Pembahasan Utama: Guncangan Pemanasan Global terhadap Air

Pemanasan global mengganggu dua aspek utama dari ketersediaan air: kuantitas dan kualitas.

1. Perubahan Pola Curah Hujan dan Kekeringan Ekstrem

Peningkatan suhu atmosfer menyebabkan udara menahan lebih banyak uap air. Ini terdengar seperti kabar baik, tetapi efeknya adalah polarisasi curah hujan: daerah basah menjadi jauh lebih basah (menyebabkan banjir), dan daerah kering mengalami periode kekeringan yang lebih lama dan intens.

  • Dampak Kekeringan: Kekeringan yang diperparah menurunkan level air tanah dan waduk.
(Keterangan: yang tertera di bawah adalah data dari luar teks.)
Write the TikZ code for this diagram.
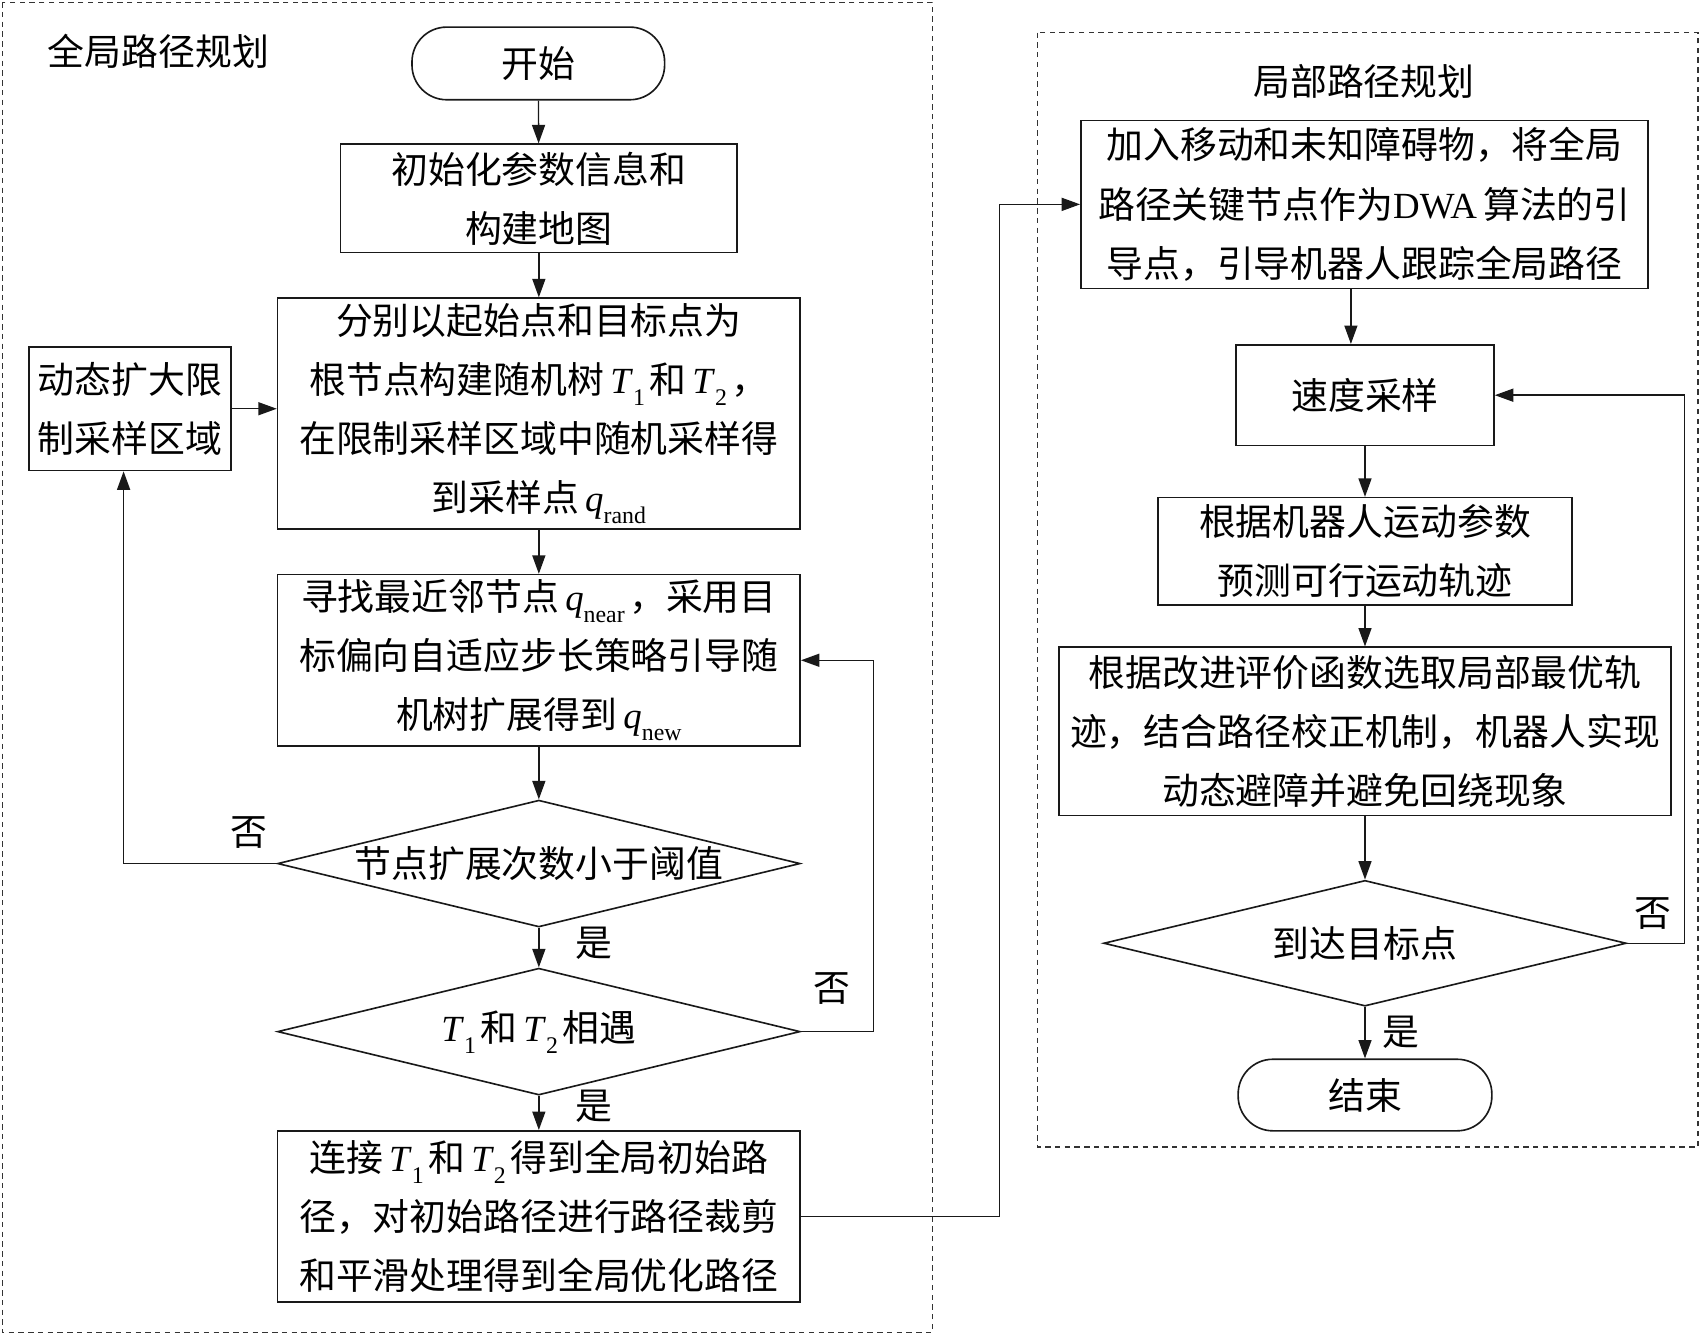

Di daerah subtropis, penurunan air tanah (akuifer) memaksa petani dan kota untuk mengebor lebih dalam, menghabiskan cadangan yang membutuhkan ribuan tahun untuk terisi kembali (Wada et al., 2020).
  • Pencairan Gletser: Gletser di pegunungan (seperti Himalaya dan Andes) berfungsi sebagai "menara air" alami, melepaskan air tawar saat musim kering. Pemanasan global menyebabkan gletser mencair lebih cepat, menciptakan limpasan yang berlebihan sekarang, tetapi mengancam pasokan air jangka panjang bagi ratusan juta orang di masa depan (Huss & Hock, 2018).

2. Intrusi Air Laut dan Penurunan Kualitas Air

Kenaikan permukaan laut akibat mencairnya es mengancam sumber air tawar di wilayah pesisir.
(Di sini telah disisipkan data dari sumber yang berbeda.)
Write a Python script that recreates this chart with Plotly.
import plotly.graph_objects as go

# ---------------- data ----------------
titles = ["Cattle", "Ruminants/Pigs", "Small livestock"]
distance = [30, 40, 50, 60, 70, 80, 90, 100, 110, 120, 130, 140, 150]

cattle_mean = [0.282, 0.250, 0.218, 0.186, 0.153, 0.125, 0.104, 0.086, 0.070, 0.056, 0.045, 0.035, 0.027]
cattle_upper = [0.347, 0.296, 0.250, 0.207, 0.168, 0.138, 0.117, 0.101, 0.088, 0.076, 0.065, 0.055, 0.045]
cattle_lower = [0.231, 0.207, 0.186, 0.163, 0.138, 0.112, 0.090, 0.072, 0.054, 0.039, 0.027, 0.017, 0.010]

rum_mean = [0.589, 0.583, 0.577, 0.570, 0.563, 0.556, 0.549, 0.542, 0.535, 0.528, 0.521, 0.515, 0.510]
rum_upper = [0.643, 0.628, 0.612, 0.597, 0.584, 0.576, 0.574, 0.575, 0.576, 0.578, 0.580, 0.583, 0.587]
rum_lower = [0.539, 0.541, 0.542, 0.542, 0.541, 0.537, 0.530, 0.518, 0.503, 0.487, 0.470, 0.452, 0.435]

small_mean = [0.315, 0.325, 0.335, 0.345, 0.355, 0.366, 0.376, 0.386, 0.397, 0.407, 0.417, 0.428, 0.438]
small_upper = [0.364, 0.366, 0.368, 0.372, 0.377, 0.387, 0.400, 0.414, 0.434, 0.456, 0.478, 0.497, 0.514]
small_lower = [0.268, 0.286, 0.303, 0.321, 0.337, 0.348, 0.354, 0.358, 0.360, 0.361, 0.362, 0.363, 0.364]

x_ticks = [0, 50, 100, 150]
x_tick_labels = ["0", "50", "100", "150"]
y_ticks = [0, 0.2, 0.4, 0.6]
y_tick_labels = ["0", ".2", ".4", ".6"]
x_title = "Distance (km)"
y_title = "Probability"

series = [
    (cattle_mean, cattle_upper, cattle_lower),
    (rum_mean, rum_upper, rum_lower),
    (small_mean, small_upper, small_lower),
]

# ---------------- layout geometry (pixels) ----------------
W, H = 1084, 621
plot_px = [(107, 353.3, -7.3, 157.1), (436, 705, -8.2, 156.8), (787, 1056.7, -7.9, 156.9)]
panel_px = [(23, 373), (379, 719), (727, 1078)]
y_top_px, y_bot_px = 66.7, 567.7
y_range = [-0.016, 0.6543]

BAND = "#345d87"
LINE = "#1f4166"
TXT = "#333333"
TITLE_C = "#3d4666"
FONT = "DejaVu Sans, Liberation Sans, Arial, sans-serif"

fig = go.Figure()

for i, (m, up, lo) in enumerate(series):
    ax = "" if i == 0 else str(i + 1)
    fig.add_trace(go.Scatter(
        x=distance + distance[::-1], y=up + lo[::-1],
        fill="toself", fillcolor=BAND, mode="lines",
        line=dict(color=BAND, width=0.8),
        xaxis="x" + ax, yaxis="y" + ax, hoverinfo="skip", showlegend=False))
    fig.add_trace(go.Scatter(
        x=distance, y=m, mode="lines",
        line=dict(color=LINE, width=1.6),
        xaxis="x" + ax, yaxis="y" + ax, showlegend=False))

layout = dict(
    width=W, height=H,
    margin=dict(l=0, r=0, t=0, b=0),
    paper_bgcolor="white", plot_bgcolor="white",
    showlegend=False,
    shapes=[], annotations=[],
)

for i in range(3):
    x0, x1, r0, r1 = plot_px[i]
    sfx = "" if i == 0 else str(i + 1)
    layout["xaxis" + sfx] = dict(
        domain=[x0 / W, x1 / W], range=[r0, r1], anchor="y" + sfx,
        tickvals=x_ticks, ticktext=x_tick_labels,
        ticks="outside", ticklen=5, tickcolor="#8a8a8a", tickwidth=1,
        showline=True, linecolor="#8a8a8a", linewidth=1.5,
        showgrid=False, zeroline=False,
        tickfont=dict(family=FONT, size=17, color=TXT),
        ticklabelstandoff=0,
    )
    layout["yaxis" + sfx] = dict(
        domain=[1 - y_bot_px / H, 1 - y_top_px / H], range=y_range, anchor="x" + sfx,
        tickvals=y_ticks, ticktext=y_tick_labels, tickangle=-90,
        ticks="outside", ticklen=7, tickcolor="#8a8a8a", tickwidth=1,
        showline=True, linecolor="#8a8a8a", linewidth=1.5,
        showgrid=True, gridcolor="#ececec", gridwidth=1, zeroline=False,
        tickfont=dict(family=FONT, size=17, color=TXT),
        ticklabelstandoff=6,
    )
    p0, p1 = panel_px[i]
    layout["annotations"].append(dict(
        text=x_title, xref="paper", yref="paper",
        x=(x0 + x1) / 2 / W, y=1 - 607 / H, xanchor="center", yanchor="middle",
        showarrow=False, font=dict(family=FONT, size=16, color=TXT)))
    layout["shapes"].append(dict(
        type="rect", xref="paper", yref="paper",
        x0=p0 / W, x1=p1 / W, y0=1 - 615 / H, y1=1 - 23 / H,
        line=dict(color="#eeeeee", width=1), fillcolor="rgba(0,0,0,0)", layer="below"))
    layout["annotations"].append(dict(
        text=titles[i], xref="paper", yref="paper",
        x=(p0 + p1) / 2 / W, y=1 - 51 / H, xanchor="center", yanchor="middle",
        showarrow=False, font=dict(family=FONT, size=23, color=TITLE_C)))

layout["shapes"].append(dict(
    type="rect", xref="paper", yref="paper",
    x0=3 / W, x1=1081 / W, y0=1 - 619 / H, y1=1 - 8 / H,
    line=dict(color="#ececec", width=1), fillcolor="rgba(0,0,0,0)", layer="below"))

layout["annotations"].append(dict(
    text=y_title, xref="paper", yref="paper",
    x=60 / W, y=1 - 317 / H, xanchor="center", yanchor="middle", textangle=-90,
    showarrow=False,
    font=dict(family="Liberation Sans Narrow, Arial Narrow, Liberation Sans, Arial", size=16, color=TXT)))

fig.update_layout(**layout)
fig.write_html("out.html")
Ketika permukaan air laut naik, air asin menyusup (saltwater intrusion) ke dalam akuifer air tawar di bawah tanah.

Hal ini membuat sumur-sumur di dekat pantai menjadi payau dan tidak layak konsumsi atau irigasi. Masalah ini sangat kritis bagi negara-negara kepulauan dan kota-kota padat penduduk di pesisir (Werner et al., 2013).

Selain itu, suhu air yang lebih tinggi dan pola hujan yang tidak menentu meningkatkan risiko kontaminasi. Banjir dapat membawa polutan dari permukaan ke sumber air minum, sementara kekeringan dapat meningkatkan konsentrasi polutan dalam air yang tersisa.

 

Pilar Pengelolaan Air Berkelanjutan

Untuk mengatasi ancaman ini, strategi pengelolaan air harus beralih dari model "ambil-dan-buang" menjadi model sirkular.
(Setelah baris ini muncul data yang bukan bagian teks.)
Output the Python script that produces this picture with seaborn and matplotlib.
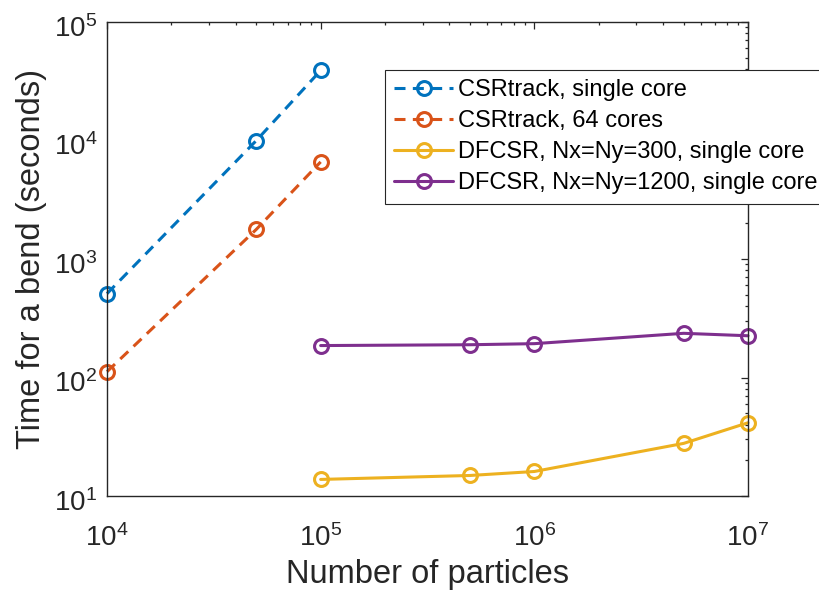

1. Revolusi Penggunaan Kembali dan Daur Ulang Air (Water Reuse)

Air yang keluar dari rumah tangga dan industri tidak boleh dianggap sebagai limbah, melainkan sebagai sumber daya yang belum dimanfaatkan.

  • Daur Ulang Air Limbah: Teknologi canggih, seperti membran ultrafiltrasi dan reverse osmosis, memungkinkan air limbah yang telah diolah untuk mencapai standar kualitas air minum (potable reuse). Negara seperti Singapura (NEWater) dan kota-kota di California telah berhasil menerapkan sistem ini, membuktikan bahwa air daur ulang aman dan dapat diandalkan (Paltiel et al., 2022).
  • Pemanfaatan Air Abu-abu (Greywater): Air sisa dari wastafel dan shower dapat diolah minimal dan digunakan kembali untuk penyiraman toilet atau irigasi lanskap, mengurangi beban pada pasokan air bersih.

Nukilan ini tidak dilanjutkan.